The contribution of ARGS model to TME remodeling in BLCA and prediction of immunotherapy efficacy. (A) Immune functional activation status in angiogenesis-related high-immune and low-immune subtypes of BLCA. (B) The t-SNE sample distribution plots for different immune level subgroups. (C) The degree of TME reshaping, as well as the differences in immune scores and stromal scores, among different immune subgroups. (D) Evaluation of immune cell infiltration levels and their association with angiogenesis risk using seven immune cell algorithms. (E) The heatmap depicting the association between angiogenesis risk and the activation/blockade status of immune checkpoints. (F) The contribution of angiogenesis risk to the activation/inhibition of immune-related functions in the TME. (G) Boxplots illustrating the association between angiogenesis risk and C1-C6 immune subtypes in BLCA. (H) Calculating IPS to predict the efficacy of immunotherapy in different subgroups of BLCA patients. ^*P < 0.05, ^**P < 0.01, ^***P < 0.001.

Fig. 7

ARGS model evaluation of chemotherapy drug sensitivity in high-risk BLCA patients and screening of potential anti angiogenic therapy targets based on machine learning. (A) Drug library screening for sensitive chemotherapy drugs in high-risk group patients. (B) The small molecule compound STOCK1N-35,696 shows the most potential for anti-angiogenic treatment in BLCA. (C) The BATCH algorithm was used to remove batch effects from samples in different datasets.

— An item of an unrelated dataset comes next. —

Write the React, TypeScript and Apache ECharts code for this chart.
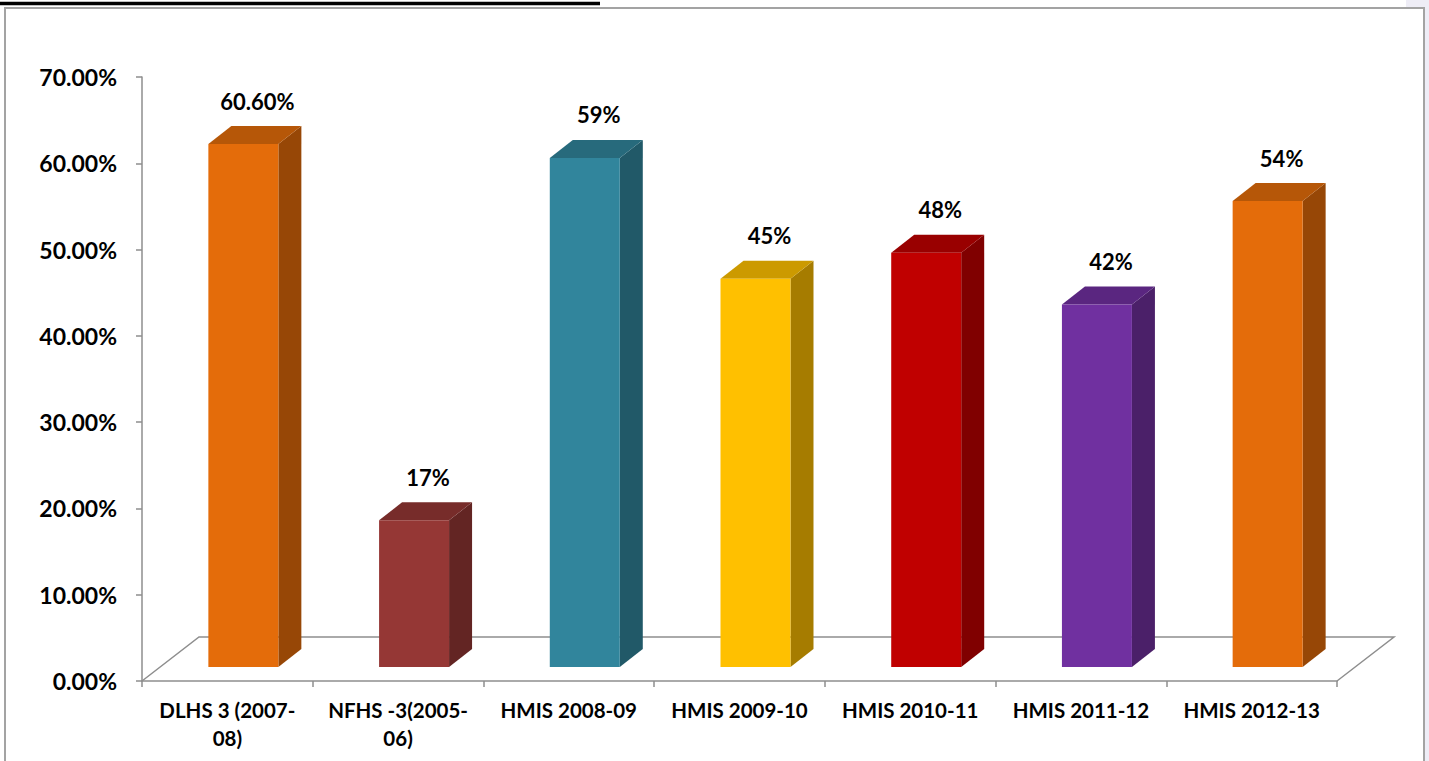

D–G Integration of ML for the screening of biomarkers to evaluate the therapeutic efficacy of anti-angiogenic treatment in BLCA.

Fig. 8

Confirmation of biomarkers for evaluating the therapeutic efficacy of anti-angiogenic treatment and their functional analysis. (A) PCA analysis to examine the dispersion of samples after batch removal using the BATCH algorithm. (B) Venn diagram illustrating the genes with the highest potential to serve as biomarkers for evaluating treatment efficacy. C, D ROC models and AUC for the training and validation cohorts, as well as the model genes. E Violin plots depicting the expression level of model genes in the training and validation cohorts. F Functional enrichment analysis of biomarkers in BLCA using GSVA. *P < 0.05, **P < 0.01, ***P < 0.001.

Fig. 9

Screening and validation of novel anti-angiogenesis ADCs using AIDD technology. (A) Known pharmacophore receptor feature models for ADCs. (B) Homology modeling of the protein FN1’s tertiary structure and analysis of the existence of amino acid residue conformations as well as residue Chi1-Chi2 analysis. C, D Analysis of the rationality of the FN1 protein tertiary structure and Ramachandran plot of the protein model. E ADME property analysis of potential natural compounds targeting FN1 and anti-angiogenesis effects.